Entre las gratitudes de su discurso de recepción del Formentor, llamaba la atención una más: “Al último lobo de Extremadura”. Krasznahorkai recuerda de manera entrañable un periplo en coche que hizo por esta región española que le marcó muy gratamente. “Cuando estuve allí, circulaba por esas carreteras de excelente calidad que tenéis en España. Había tan poquita circulación que, cuando dos coches se encontraban, se detenían y sus conductores se ponían a hablar. Al principio pensaba que se conocían, uno era de una granja, otro de otra, y resulta que no, que se paraban para conocerse. Estuve un tiempo viajando por esa zona, y podría ser una fórmula matemática, porque nunca había conseguido tantos amigos nuevos.

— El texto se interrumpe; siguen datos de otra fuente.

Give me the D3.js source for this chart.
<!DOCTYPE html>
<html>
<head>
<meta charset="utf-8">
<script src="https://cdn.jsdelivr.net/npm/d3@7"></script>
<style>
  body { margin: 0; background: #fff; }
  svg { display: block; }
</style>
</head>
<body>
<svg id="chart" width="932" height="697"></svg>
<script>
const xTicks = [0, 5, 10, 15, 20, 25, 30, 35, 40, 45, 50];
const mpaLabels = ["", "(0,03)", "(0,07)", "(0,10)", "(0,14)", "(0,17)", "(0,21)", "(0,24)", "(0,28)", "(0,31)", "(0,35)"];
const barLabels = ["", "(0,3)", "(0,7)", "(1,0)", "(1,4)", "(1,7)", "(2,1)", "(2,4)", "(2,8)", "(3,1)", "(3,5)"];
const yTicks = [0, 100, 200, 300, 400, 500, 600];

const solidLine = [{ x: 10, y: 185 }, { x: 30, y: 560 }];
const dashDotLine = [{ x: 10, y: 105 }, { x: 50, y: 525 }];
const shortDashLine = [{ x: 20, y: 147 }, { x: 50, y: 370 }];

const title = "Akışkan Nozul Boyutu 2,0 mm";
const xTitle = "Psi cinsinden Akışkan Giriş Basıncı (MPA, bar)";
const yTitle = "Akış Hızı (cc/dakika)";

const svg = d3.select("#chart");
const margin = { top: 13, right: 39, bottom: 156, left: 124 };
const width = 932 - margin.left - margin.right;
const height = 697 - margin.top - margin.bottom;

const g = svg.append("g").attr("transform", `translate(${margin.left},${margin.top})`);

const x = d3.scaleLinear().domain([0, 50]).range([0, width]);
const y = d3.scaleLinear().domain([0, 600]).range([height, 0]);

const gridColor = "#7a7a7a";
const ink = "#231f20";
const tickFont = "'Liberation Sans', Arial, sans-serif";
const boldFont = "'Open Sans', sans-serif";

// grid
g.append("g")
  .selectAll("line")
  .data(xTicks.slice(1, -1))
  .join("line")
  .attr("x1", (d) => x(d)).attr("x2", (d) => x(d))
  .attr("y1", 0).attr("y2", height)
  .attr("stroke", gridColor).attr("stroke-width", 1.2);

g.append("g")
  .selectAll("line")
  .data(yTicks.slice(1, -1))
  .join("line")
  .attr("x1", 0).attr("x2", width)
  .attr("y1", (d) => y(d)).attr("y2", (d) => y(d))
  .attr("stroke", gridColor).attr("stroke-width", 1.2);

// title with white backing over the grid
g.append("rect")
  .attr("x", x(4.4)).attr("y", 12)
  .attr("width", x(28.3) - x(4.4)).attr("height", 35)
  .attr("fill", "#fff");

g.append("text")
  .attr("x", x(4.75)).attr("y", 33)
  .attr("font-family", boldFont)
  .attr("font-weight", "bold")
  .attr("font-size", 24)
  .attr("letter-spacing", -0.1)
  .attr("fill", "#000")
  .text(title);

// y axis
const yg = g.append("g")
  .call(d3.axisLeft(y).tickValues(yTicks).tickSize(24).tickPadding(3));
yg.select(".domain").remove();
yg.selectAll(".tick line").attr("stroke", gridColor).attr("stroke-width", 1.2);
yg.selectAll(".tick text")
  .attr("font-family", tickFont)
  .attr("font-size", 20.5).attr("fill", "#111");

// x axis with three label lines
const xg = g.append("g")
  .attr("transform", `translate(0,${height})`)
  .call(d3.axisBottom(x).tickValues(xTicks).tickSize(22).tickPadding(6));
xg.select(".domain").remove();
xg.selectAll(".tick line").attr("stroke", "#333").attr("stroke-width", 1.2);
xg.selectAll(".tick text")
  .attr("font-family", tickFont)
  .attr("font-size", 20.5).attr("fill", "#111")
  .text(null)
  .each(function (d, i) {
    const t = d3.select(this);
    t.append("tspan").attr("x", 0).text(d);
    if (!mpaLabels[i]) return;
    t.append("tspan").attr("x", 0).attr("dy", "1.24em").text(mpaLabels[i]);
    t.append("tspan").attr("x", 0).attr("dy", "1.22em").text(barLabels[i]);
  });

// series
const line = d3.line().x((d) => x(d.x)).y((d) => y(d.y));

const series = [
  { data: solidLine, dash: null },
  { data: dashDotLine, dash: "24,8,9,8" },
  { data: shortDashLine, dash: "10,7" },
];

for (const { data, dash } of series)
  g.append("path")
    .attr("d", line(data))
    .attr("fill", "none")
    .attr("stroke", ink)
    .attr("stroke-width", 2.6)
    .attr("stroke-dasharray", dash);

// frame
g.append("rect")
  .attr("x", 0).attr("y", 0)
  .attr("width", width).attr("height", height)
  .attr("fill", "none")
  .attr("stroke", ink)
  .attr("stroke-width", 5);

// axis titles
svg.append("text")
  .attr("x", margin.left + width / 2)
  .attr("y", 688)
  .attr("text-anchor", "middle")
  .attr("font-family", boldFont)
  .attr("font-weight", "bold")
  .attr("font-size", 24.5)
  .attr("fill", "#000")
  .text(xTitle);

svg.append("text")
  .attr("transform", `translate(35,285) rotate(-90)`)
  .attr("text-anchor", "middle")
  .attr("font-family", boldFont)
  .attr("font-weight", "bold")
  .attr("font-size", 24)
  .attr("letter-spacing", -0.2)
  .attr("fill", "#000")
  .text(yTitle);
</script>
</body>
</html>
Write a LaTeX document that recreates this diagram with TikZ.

Con muchos de ellos sigo guardando contacto hoy en día. Cuando la amistad cambia, desaparece, deja de existir. Pero también hay que decir que, cuando hay algún problema, siempre surgen amistades muy rápido, incluso fuera de Extremadura”.
Con esa última idea lo despedimos, con la necesidad del ser humano de socializar, no solo virtualmente, sino también con el encuentro personal, aunque no siempre sea tan intenso como el que Krasznahorkai ha desplegado en pocos días en Marrakech. Ahora parece un poco cansado, con ganas tal vez de volver a sus rutinas, pero también contento con la experiencia, y con la acogida de su obra por parte del público y la crítica españoles. “No solo somos animales, también somos hombres de negocios. Hay que sobrevivir. No sabemos por qué, pero hay que sobrevivir.